Sunday, February 24

Over the past few weeks I have really been pondering what the co-op term is supposed to amount to. Are we supposed to mesh ourselves into society, and then rip ourselves away like a stubborn band-aid? Or remain a prolonged tourist, and live life only for "I was here" photos? I admit, I am still not comfortable with the idea of being comfortable here, but I don't want to feel displaced everywhere I lay my head anymore.

With the encouragement of friends, I volunteered at a homeless shelter in the East Village this morning, serving breakfast to over 400 people. i have never shaken so many cold hands in a row. One Chinese woman told me I was beautiful. I teared up a bit, seeing this mass of people flowing in, for the food, but also for the warmth and the chance to break. Everyone was allowed to have as much food as they wanted, but as the breakfast was about to end at 11, they just weren't making anymore food. How do you tell someone no when they ask you for food? And how about when they are 10? Or how do you tell them, I'm sorry, we are closing; you are going to have to go back in the cold? Emotionally wrenching. Met some people from my church through this, though; I am becoming interlaced into my church. It has only taken a cumulative four and a half months.

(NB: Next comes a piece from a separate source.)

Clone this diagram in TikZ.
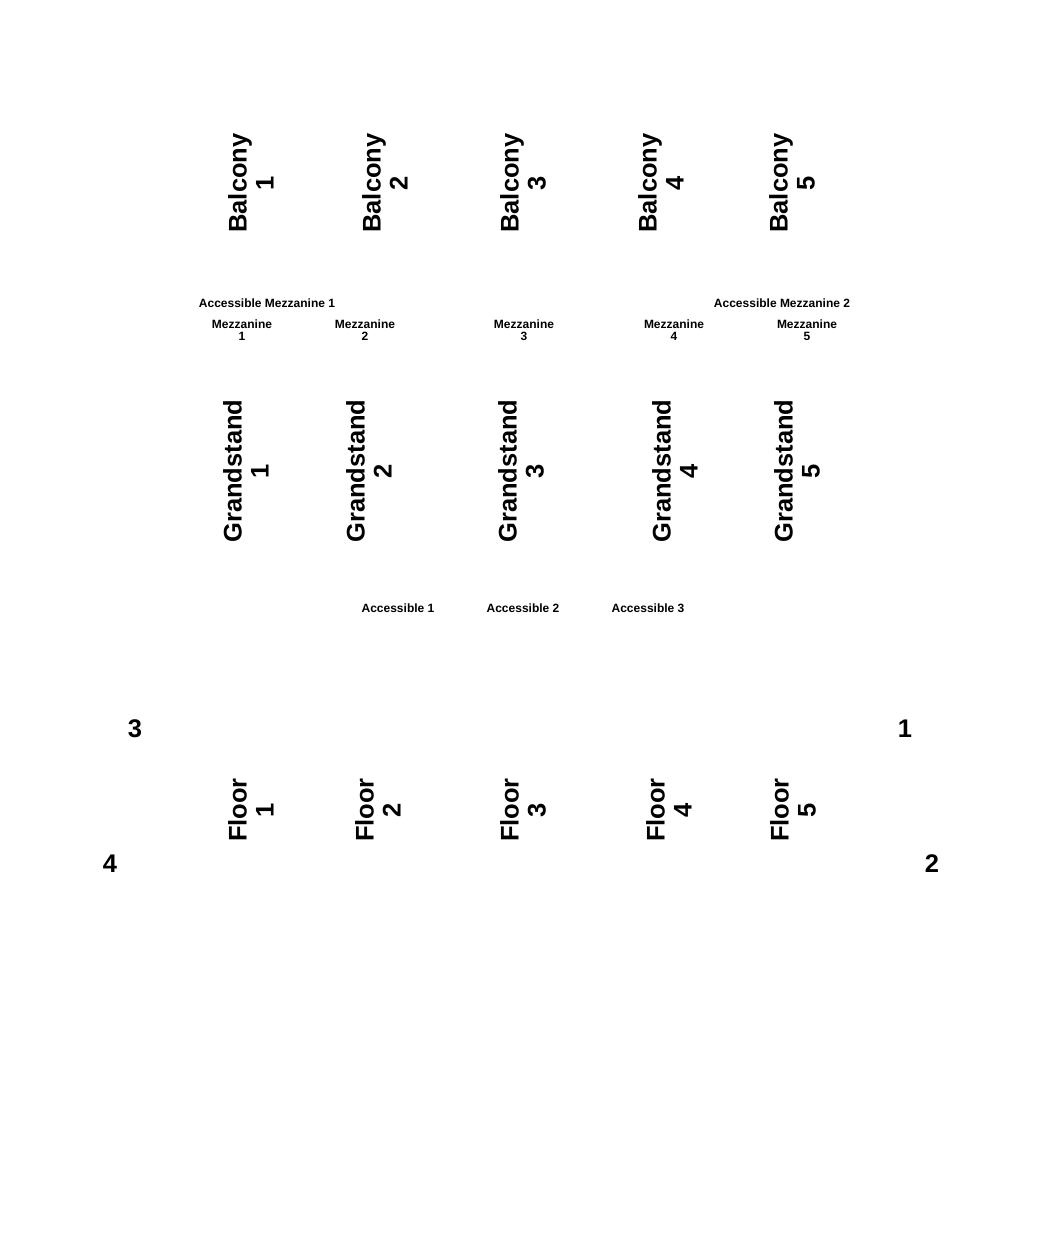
\documentclass[tikz,border=0pt]{standalone}
\usepackage{fontspec}
\setmainfont{Liberation Sans}
\usepackage{tikz}

\begin{document}
\begin{tikzpicture}[x=1pt,y=-1pt,
    big/.style={font=\bfseries\fontsize{25.5}{27}\selectfont,align=center,inner sep=0pt},
    side/.style={big,rotate=90},
    small/.style={font=\bfseries\fontsize{12}{12}\selectfont,align=center,inner sep=0pt}]
  \useasboundingbox (0,0) rectangle (1050,1240);
  % balconies
  \node[side] (b1) at (251,183) {Balcony\\1};
  \node[side] (b2) at (385,183) {Balcony\\2};
  \node[side] (b3) at (523,183) {Balcony\\3};
  \node[side] (b4) at (661,183) {Balcony\\4};
  \node[side] (b5) at (792,183) {Balcony\\5};
  % mezzanine row
  \node[small] (am1) at (267,303) {Accessible Mezzanine 1};
  \node[small] (am2) at (782,303) {Accessible Mezzanine 2};
  \node[small] (m1) at (242,330) {Mezzanine\\1};
  \node[small] (m2) at (365,330) {Mezzanine\\2};
  \node[small] (m3) at (524,330) {Mezzanine\\3};
  \node[small] (m4) at (674,330) {Mezzanine\\4};
  \node[small] (m5) at (807,330) {Mezzanine\\5};
  % grandstands
  \node[side] (g1) at (246,471) {Grandstand\\1};
  \node[side] (g2) at (369,471) {Grandstand\\2};
  \node[side] (g3) at (521,471) {Grandstand\\3};
  \node[side] (g4) at (675,471) {Grandstand\\4};
  \node[side] (g5) at (797,471) {Grandstand\\5};
  \node[small] (a1) at (398,608) {Accessible 1};
  \node[small] (a2) at (523,608) {Accessible 2};
  \node[small] (a3) at (648,608) {Accessible 3};
  % floor
  \node[side] (f1) at (251,810) {Floor\\1};
  \node[side] (f2) at (378,810) {Floor\\2};
  \node[side] (f3) at (523,810) {Floor\\3};
  \node[side] (f4) at (669,810) {Floor\\4};
  \node[side] (f5) at (793,810) {Floor\\5};
  % corners
  \node[big] (c3) at (135,729) {3};
  \node[big] (c1) at (905,729) {1};
  \node[big] (c4) at (110,864) {4};
  \node[big] (c2) at (932,864) {2};
\end{tikzpicture}
\end{document}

Went to the Deitsch gallery today to see Stefan Sagmeister's stuff before it was dismantled tonight, and he was there. Can't believe I had the guts to do this, but I asked him how he could consider some of his installation pieces "design" when they were not working towards the goals of the client (recap: this is the Grammy-winning, famed graphic designer whose lecture I attended on tuesday, and I, the lowly midwest graphic design student, am questioning him as a designer). He said, "That is a very good question," and proceeded to explain his reasoning, which I somewhat agreed with. I was just glad he didn't publically denounce me.

Went to the Ingo Maurer gallery, the FIT museum to see the Madame Grés exhibit, the Horst P. Horst photography exhibit at the Forbes gallery, and unsuccessfully tried to win Hairspray and Wicked tickets.

Saw this 10 year old kid staked out behind some steps in Soho, and he was pummeling passerbys with snowballs. When I witnessed his first sneak attack, I laughed out loud so hard, I got a little attention myself, but it was amazing. He was glad I was amused.

2 comments:

Anonymous said...

i am so glad you had the nerve to ask your question. and that he recognized your brilliance.

also, i can hear your snowball laugh out loud escapade in my head, and it makes me happy.

Anonymous said...

I too heard you laughing out loud in my head and it made me smile :) I miss you!!